Both negative reviews and positive reviews and comments are good. It’s how you reply to them. People do not like businesses that censor reviews any more than they like fake testimonials. Therefore, your goal, when it comes to attorney reputation management, is to stay engaged with your clients and take the bad with the good.

After all, how can you earn people’s trust if you don’t face both the good and bad?

How You Should Reply

Attorney reputation management best practices outline how best to respond to a review that is less-than-flattering. In some cases, your response may convince some reviewers to modify what they said. To reply to an unhappy client, do the following:

  • Acknowledge what the reviewer said and the problem. Apologize, regardless of the comment, showing empathy for what happened.
  • Respond positively, underscoring how the firm normally operates. To counteract the response, invite prior clients to write positive reviews. This will bury the negative comment under a shower of positive comments.
  • Offer the client who made the negative remarks to call or email you about the situation so you can iron things out and get everything resolved. 
  • Keep the conversation professional and private, as it might destroy client-attorney confidentiality. Don’t address allegations or make inquiries. Those kinds of conversations should not be part of a public forum.

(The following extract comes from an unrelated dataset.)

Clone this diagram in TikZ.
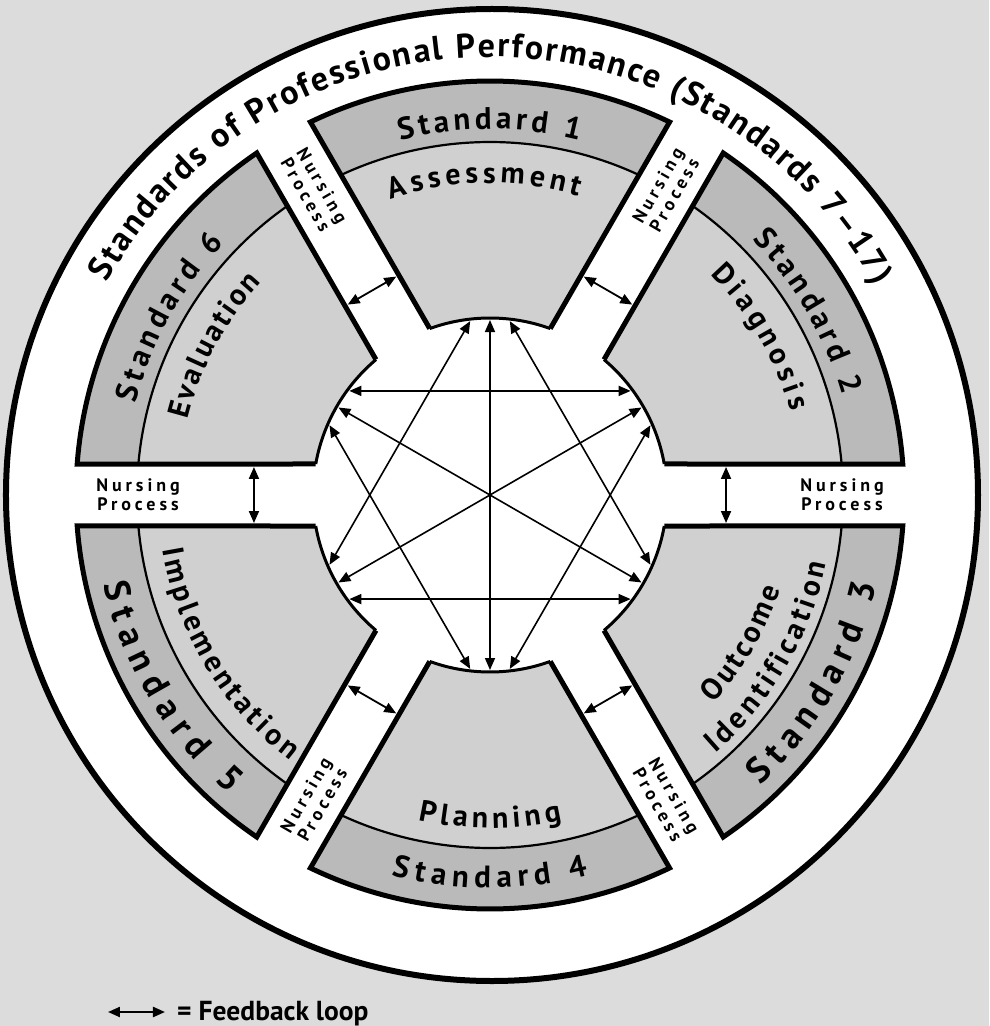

Responding to Positive Comments and Reviews

While negative comments, no doubt, will garner notice, you also need to respond to positive statements about your firm. Don’t overlook these comments, as people are making a special effort to say something good. 

What You Should Say

In this case, follow attorney reputation management best practices, as follows:

  • Say “thank you” to the client and re-state his or her response. Make sure to acknowledge them with gratefulness and sincerity.
  • Use your firm’s name and add some keywords to increase your firm’s rankings in the SERPs. (“Positive reviews” are some of the common searches online.) When you use your firm’s name, location, and specialty, Google can more easily index it online.
  • Highlight positive reviews on social media or Google Reviews by including them on the testimonial area on your website. Some tools, or tracking sites, feature a widget that streams reviews directly onto your legal site.

As a legal firm, the last thing you want to do is to elicit positive reviews, as this falls under the rules for misleading or false ads. While it is okay to offer certain incentives for writing a review, you should never pressure someone into the activity. It simply will not generate trust. 

By looking objectively at what your clients say, both good and bad, you can gain some keen insights on how to manage your firm. This can only help you improve your practice so you can expand and grow and provide better future client services. 

Therefore, a bad review is not necessarily bad, especially if you can reconcile a matter with a client or improve your services overall. 

Legal Reviews and Referrals: What the Research Shows

One Martindale-Avvo survey revealed some interesting statistics about legal reviewing and referrals. Researchers found that 46% of legal clients, who received a lawyer referral, checked the attorney’s reviews first before they called them. 

Moreover, of the respondents who said they received a lawyer recommendation, 32% eventually chose another lawyer. Only 40% of those surveyed said they retained the legal services of the referred attorney.

The more an attorney gets involved with a review, the more his or her integrity starts to come into question. However, some state bar associations offer a little more leniency in this respect. 

For example, according to the site 2Civility.org, the Bar Association in New York allows a lawyer to give clients a $50 credit on billing if they give an online review as long as the credit is not contingent on what the reviewer says or the client is not encouraged to rate the lawyer. Also, the client is solely responsible for writing the review and rating the attorney.